TARDE ACORDOU, QUEM EM ABRIL PODOU

TARDE ACORDOU1

 

Nem a Páscoa conseguiu mudar o semblante carregado da gente da minha terra que, crente ou agoirenta, continua a consultar o reportório, a evocar os adágios, a rezar a Santa Bárbara e a olhar a televisão, quantas vezes como desempate!

A chuva que tem caído, o frio que tem feito e o vento que tem soprado, não têm dado tréguas para que um indelével sorriso se instale no rosto de quem, mesmo sem sol, ainda acredita na aleluia. As pessoas andam desacorçoadas com o tempo, é assim que se continua a dizer por aqui, quando as intempéries tomam conta das suas vidas.

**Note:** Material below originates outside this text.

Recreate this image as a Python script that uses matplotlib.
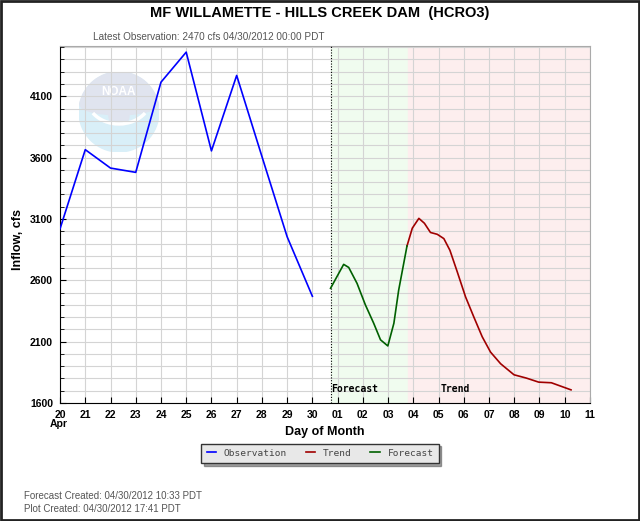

Na realidade é isso que se constata e, particularmente, é isso que sente quem ainda não conseguiu plantar as batatas, que já deviam estar sachadoiras, semear os feijões, as favas e as ervilhas, em suma, cuidar da horta, do pomar e da vinha. Referindo-me concretamente à Gândara, neste tempo que corre, é confrangedor olhar para os quintais que ficam junto às casas, e verificar que não estão cultivados ou, se tal aconteceu, foram fustigadas pelos ventos e pela chuva em excesso. Outra constatação são os lençóis de água que se acumulam por todo o lado, transformando as terras em lama e impossibilitando a “novidade” de se criar.

Tal como citei, ao falar do mês de Março, são também muitas as anomalias e as ocorrências atmosféricas que caracterizam o mês de Abril, e a que o nosso povo continua a responder da mesma maneira empírica. Quando se refere que Tarde acordou quem em Abril podou, vemos que este dizer se cruza com o que diz: Quem poda em Março, vindima para o regaço, e ainda com estoutro: Vinha que rebenta em Abril dá pouco vinho para o barril. Com efeito a razão para que a poda não deve acontecer nestas alturas tem a ver com a cepa, já com rama, que vai gemer e perder a força! Sendo muitos e variados os refrões alusivos a Abril, a sua maioria incide na referência à água da chuva, ao frio e ao vento. Desde logo: Abril, águas mil; É próprio do mês de Abril as águas serem às mil; Uma água de Maio e três de Abril valem por mil; Abril frio e molhado enche o celeiro e farta o gado; Março ventoso, Abril chuvoso; Em Abril ainda a velha queima o carro e o carril, e o que sobrou, ainda em Maio o queimou; Em lua de Abril tardia, nenhum lavrador confia.

Para saber das sementeiras e das plantações fui ter com o Manuel Margarido, que é de Calvão e todos os domingos está na Tocha, a vender o que cultiva. Diz que este mês é bom para semear e plantar tudo, mas como o tempo vai, há que acautelar as pancadas de água, por via das adubações não se perderem, e a geada, nos batatais e na rebentação das vinhas. Para as abóboras porqueiras, o tempo certo é a primeira sexta-feira de Março e, para elas serem grandes, devem-se capar. As batatas devem igualmente ser plantadas em Março, pois as de Abril vão calhar num tempo muito quente. No entanto - como ele diz - tudo se cria, se a gente não se der ao madraço!